_Short problem_. Exclude pictures. Extract exactly the lines from the one that contains "Rebuild this chart" down to the one that contains "2.55, 3.11, 3.85, 4.6, 5.43, 6.18, 6.92, 7.75, 8.77, 9.5]", both included.

_Data for the task_.

□ □ □

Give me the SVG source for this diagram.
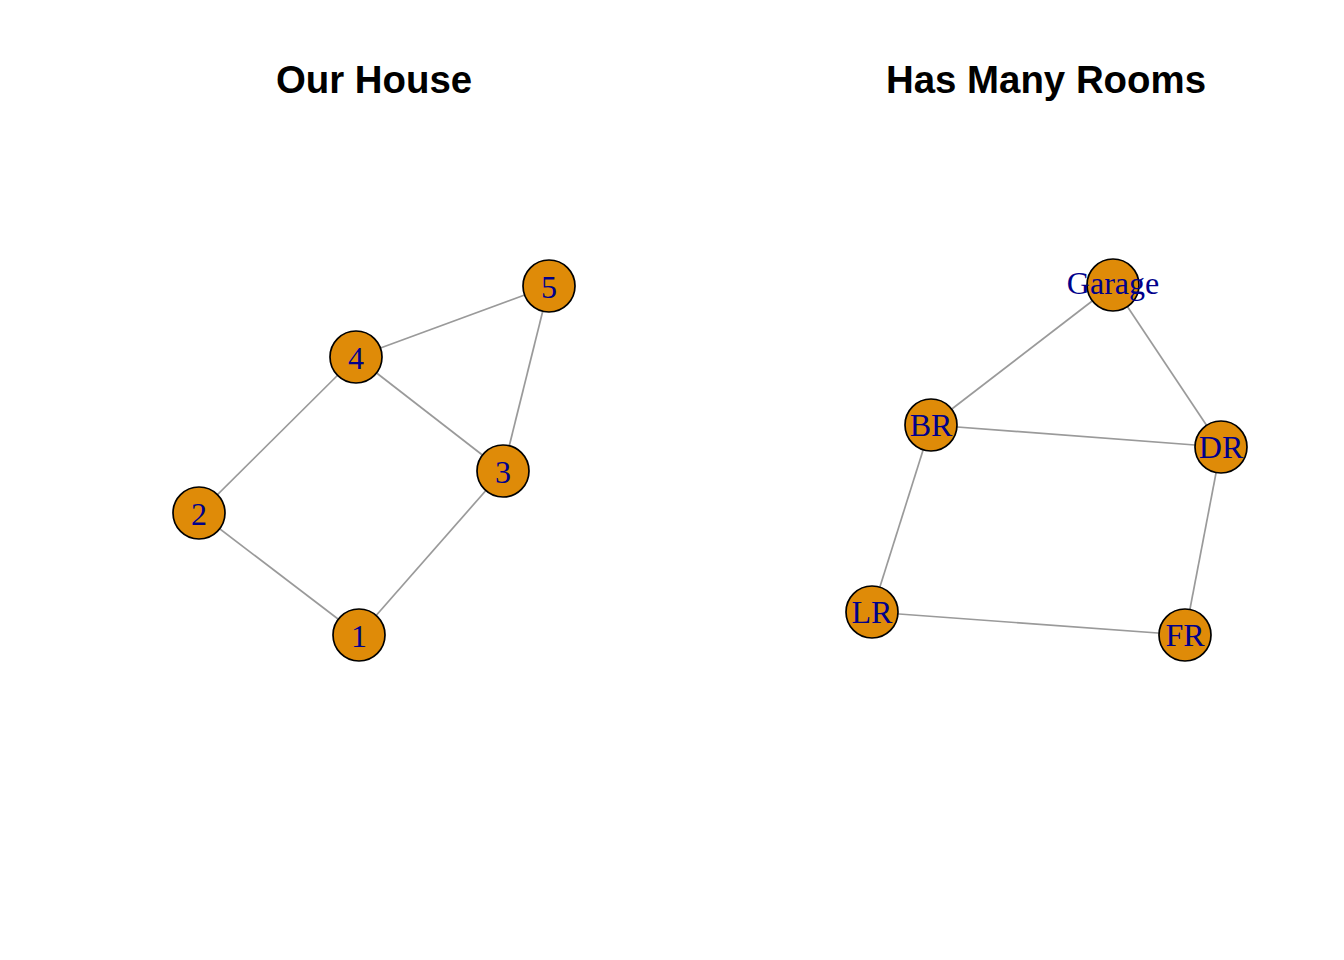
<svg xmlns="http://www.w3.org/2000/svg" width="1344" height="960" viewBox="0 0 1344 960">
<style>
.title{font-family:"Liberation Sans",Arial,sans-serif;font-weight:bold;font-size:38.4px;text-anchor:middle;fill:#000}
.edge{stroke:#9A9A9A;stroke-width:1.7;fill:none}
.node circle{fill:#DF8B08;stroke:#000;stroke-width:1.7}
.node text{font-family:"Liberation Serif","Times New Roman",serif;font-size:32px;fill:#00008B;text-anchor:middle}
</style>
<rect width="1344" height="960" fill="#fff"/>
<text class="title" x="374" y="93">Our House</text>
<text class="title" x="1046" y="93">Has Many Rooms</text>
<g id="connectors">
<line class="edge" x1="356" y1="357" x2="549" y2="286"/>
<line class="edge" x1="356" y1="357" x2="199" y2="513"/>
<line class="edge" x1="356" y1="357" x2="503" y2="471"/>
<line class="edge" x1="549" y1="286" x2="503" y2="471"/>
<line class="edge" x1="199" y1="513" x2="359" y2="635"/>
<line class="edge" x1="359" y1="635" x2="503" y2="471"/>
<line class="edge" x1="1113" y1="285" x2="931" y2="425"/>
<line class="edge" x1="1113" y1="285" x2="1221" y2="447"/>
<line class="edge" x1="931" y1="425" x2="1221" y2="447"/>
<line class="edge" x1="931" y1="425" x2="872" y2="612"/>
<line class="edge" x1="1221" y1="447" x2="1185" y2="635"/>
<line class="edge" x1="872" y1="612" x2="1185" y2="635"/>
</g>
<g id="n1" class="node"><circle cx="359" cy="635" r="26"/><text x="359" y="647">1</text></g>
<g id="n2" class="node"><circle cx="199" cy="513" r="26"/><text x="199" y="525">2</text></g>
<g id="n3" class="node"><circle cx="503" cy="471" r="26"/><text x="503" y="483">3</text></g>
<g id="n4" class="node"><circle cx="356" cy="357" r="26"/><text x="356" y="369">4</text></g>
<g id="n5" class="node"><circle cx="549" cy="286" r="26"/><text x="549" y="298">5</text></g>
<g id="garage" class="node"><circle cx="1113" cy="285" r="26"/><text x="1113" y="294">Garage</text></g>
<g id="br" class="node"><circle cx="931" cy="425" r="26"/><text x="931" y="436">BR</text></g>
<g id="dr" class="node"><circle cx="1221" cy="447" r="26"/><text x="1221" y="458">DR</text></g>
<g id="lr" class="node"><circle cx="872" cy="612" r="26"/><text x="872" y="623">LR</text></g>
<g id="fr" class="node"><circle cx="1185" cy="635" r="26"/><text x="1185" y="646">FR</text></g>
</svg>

□ □ □

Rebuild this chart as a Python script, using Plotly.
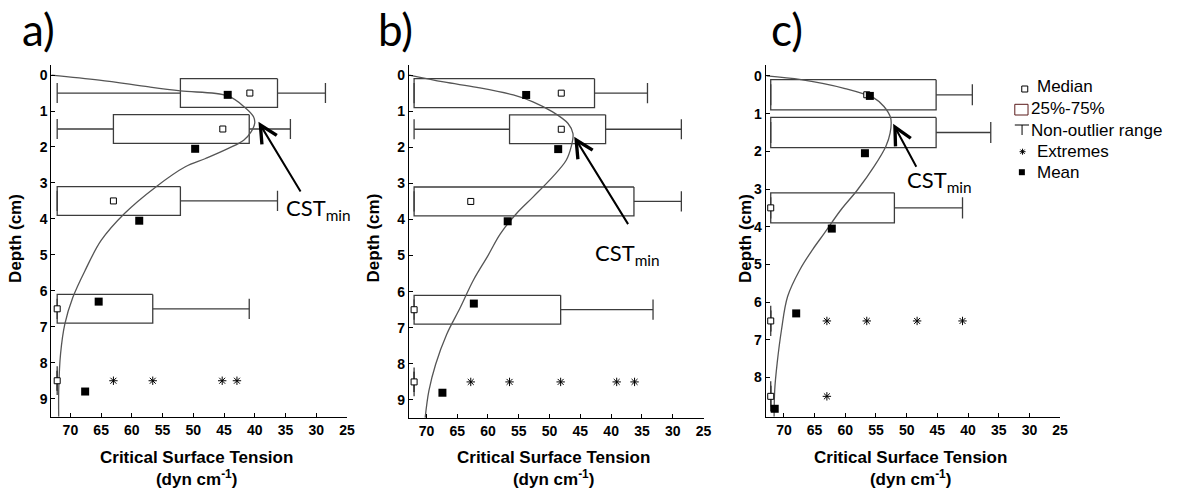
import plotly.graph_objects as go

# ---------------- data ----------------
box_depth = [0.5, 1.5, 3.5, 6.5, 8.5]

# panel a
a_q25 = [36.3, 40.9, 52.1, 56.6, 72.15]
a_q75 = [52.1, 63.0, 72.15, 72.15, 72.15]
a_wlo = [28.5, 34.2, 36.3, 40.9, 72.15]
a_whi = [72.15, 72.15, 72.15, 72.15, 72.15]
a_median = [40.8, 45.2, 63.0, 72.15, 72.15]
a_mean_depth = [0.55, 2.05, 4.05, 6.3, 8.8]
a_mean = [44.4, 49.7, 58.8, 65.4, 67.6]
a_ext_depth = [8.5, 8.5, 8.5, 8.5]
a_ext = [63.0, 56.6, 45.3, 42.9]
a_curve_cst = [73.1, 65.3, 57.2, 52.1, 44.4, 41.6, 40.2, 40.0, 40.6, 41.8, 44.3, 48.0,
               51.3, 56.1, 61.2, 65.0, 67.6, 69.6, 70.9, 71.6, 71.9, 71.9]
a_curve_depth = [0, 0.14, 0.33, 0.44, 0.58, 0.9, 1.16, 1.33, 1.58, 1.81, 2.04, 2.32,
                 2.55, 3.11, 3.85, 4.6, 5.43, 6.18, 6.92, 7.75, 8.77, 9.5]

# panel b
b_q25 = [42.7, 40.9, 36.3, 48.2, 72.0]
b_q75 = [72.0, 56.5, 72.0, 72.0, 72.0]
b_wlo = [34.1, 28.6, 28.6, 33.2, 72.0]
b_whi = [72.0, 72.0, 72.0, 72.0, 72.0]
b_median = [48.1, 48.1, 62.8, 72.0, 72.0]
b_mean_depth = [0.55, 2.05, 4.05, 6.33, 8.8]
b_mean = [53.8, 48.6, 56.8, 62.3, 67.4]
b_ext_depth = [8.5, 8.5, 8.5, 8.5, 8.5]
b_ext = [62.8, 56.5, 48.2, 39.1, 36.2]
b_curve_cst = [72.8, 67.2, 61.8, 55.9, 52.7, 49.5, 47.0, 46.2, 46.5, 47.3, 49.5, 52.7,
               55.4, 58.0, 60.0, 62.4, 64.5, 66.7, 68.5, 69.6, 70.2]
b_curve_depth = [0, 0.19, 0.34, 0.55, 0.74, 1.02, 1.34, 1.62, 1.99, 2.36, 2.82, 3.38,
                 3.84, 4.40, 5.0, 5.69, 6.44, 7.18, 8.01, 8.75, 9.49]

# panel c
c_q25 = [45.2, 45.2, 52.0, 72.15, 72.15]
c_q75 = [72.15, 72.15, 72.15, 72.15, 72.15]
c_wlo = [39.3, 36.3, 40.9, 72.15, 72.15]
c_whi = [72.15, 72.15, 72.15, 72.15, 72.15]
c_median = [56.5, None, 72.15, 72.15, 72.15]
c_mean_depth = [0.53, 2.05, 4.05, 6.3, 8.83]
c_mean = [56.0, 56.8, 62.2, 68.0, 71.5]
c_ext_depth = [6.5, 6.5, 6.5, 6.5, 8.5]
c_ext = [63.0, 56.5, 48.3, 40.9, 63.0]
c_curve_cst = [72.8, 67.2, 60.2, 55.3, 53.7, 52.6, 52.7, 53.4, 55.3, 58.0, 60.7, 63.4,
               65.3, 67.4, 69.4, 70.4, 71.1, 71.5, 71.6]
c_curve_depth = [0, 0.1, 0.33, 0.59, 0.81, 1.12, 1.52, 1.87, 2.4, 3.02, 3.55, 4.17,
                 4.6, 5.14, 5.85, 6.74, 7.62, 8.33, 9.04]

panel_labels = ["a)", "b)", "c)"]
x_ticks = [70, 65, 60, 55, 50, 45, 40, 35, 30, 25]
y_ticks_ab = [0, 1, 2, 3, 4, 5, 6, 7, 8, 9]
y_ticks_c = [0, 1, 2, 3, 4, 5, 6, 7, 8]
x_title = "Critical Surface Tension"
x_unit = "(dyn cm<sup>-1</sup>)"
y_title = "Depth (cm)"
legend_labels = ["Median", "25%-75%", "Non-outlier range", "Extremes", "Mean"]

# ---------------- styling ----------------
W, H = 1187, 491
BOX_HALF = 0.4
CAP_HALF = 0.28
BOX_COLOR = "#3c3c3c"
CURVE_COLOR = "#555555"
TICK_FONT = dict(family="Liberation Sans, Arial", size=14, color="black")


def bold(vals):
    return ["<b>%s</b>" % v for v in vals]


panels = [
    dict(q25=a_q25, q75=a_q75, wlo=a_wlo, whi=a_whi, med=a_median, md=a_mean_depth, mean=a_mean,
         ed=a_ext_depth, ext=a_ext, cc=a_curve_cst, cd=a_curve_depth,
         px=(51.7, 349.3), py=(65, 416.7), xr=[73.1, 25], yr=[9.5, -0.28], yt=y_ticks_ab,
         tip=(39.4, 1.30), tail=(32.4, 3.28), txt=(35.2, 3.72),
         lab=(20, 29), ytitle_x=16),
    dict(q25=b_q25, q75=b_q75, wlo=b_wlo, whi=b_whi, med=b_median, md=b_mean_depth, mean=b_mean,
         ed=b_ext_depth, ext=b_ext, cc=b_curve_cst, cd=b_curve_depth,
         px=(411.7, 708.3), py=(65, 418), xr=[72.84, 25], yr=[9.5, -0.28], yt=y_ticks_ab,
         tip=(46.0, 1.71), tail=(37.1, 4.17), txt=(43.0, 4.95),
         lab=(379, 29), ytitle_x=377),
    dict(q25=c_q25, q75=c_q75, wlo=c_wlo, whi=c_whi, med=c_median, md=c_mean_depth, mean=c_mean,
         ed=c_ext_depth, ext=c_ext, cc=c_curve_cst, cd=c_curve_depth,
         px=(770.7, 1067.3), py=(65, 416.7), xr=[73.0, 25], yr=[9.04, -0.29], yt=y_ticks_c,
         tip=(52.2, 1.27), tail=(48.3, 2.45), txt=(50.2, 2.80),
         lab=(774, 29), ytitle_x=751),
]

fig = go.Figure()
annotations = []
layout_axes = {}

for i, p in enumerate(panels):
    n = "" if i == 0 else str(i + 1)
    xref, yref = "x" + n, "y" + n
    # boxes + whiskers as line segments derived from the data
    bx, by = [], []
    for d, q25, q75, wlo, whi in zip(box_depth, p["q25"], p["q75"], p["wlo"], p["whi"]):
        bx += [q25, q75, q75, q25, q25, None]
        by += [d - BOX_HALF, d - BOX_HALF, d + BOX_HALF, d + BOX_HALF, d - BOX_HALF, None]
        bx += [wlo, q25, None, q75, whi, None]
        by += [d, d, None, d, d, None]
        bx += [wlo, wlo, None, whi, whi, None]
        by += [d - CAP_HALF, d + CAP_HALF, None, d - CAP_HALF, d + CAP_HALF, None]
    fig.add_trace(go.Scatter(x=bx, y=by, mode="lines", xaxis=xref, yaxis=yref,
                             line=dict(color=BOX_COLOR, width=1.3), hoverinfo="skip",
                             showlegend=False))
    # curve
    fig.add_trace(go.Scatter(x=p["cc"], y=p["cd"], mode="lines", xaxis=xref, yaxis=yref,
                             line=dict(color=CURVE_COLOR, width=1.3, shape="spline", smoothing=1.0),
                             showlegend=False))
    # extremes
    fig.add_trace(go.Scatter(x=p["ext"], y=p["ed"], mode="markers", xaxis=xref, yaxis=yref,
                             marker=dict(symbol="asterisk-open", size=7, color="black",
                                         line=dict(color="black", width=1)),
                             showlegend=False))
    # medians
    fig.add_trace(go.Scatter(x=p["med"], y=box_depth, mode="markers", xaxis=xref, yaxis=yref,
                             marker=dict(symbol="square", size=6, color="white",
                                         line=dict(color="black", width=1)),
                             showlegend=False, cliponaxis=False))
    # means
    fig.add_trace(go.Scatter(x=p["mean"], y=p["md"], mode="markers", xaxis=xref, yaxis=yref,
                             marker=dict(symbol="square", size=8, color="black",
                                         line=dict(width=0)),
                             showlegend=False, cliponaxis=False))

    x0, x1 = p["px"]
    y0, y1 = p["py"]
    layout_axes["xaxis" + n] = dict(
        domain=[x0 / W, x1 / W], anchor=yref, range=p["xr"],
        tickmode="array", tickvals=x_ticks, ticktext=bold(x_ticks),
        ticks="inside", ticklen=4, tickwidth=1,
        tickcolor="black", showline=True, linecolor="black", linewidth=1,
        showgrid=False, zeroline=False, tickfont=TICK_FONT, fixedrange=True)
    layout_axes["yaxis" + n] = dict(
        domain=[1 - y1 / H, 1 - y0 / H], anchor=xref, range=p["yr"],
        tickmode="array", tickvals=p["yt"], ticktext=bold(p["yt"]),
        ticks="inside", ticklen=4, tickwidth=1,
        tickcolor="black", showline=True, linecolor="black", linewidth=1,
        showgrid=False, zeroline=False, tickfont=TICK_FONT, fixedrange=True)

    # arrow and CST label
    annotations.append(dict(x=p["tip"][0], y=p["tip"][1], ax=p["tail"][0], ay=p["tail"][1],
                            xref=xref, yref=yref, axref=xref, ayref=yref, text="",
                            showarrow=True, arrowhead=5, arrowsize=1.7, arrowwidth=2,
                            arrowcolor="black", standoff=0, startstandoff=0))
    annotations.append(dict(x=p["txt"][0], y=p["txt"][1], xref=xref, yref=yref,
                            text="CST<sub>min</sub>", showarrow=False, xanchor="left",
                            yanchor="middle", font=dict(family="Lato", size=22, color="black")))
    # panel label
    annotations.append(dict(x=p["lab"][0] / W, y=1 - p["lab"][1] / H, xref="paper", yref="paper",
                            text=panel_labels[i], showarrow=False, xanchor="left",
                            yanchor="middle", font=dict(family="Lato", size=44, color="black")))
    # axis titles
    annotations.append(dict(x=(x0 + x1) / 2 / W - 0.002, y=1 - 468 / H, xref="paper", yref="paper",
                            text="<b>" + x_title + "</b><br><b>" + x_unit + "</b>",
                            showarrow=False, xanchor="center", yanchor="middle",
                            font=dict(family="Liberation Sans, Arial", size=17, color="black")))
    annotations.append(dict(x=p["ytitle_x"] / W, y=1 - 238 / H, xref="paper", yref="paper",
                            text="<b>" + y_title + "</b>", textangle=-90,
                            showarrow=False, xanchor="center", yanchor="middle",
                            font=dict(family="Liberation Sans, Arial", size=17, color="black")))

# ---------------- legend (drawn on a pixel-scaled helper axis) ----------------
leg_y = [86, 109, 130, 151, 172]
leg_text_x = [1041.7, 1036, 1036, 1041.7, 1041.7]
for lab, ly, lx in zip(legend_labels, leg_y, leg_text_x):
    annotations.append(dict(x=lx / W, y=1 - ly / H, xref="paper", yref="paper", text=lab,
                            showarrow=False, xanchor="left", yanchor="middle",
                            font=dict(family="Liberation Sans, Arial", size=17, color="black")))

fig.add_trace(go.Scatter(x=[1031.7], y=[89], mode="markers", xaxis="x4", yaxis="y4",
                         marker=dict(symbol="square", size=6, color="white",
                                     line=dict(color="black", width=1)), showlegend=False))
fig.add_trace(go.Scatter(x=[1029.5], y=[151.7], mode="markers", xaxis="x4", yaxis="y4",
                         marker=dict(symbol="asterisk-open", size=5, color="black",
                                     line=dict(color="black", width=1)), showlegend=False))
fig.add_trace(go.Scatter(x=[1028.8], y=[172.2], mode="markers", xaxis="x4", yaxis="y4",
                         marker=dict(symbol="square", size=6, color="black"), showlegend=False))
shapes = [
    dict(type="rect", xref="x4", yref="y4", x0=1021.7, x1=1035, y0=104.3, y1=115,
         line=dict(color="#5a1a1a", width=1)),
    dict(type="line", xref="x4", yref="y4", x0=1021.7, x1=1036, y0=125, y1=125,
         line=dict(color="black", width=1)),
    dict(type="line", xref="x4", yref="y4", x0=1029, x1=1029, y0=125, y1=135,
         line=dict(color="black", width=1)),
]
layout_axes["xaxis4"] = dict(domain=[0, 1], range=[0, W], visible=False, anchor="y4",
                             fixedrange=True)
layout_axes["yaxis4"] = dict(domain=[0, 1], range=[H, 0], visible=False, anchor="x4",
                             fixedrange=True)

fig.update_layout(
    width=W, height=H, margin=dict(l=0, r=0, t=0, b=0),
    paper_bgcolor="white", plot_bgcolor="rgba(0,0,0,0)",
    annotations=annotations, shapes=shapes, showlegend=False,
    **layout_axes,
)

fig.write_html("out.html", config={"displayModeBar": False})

□ □ □

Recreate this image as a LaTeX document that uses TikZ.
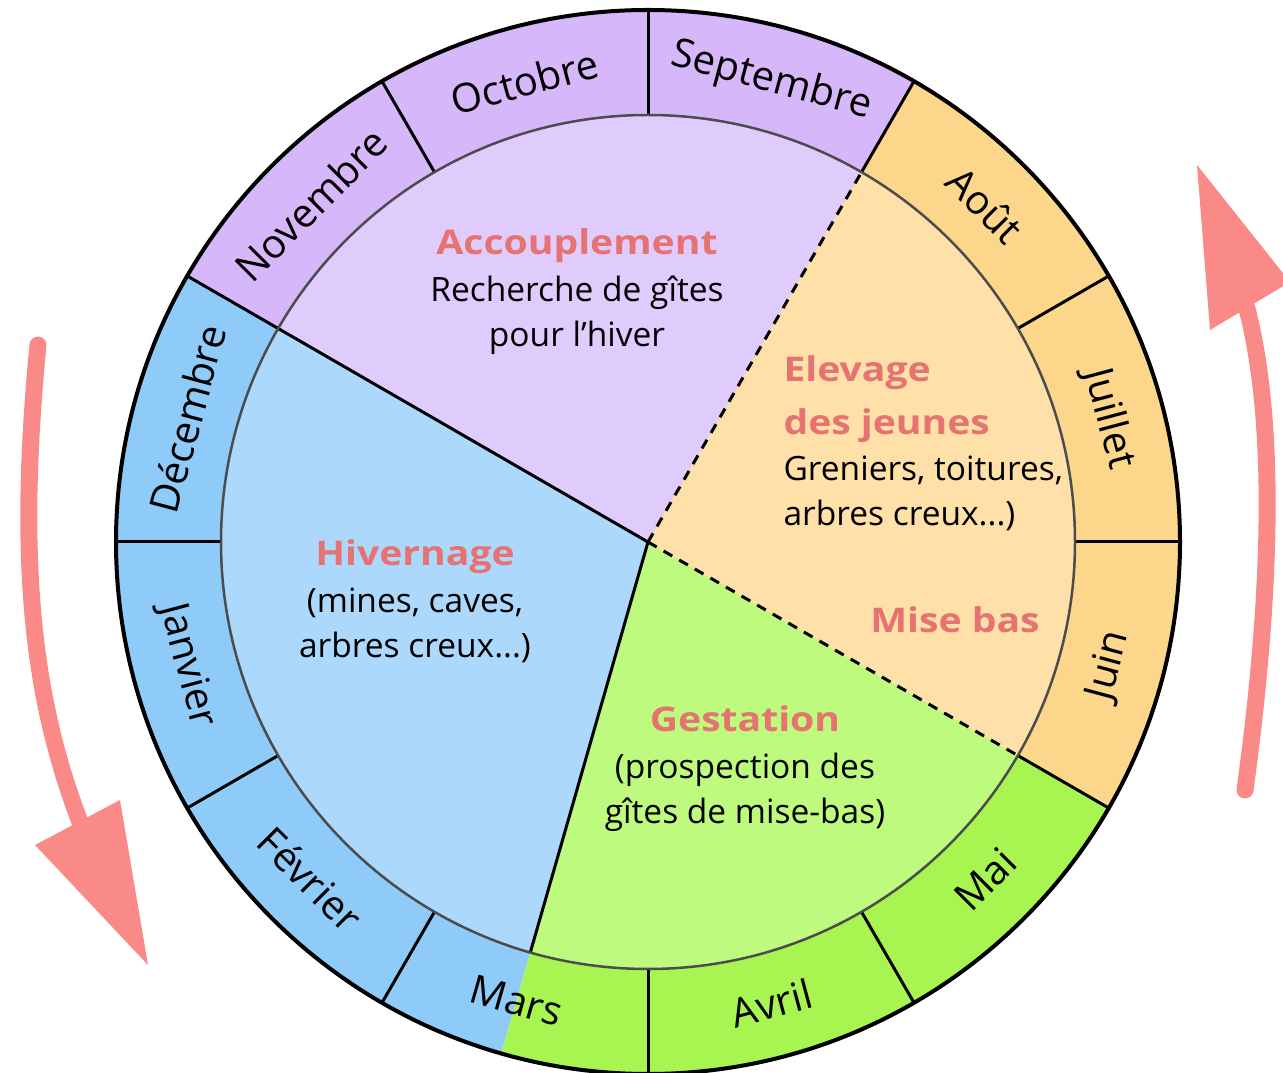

□ □ □

_Reply_.
Rebuild this chart as a Python script, using Plotly.
import plotly.graph_objects as go

# ---------------- data ----------------
box_depth = [0.5, 1.5, 3.5, 6.5, 8.5]

# panel a
a_q25 = [36.3, 40.9, 52.1, 56.6, 72.15]
a_q75 = [52.1, 63.0, 72.15, 72.15, 72.15]
a_wlo = [28.5, 34.2, 36.3, 40.9, 72.15]
a_whi = [72.15, 72.15, 72.15, 72.15, 72.15]
a_median = [40.8, 45.2, 63.0, 72.15, 72.15]
a_mean_depth = [0.55, 2.05, 4.05, 6.3, 8.8]
a_mean = [44.4, 49.7, 58.8, 65.4, 67.6]
a_ext_depth = [8.5, 8.5, 8.5, 8.5]
a_ext = [63.0, 56.6, 45.3, 42.9]
a_curve_cst = [73.1, 65.3, 57.2, 52.1, 44.4, 41.6, 40.2, 40.0, 40.6, 41.8, 44.3, 48.0,
               51.3, 56.1, 61.2, 65.0, 67.6, 69.6, 70.9, 71.6, 71.9, 71.9]
a_curve_depth = [0, 0.14, 0.33, 0.44, 0.58, 0.9, 1.16, 1.33, 1.58, 1.81, 2.04, 2.32,
                 2.55, 3.11, 3.85, 4.6, 5.43, 6.18, 6.92, 7.75, 8.77, 9.5]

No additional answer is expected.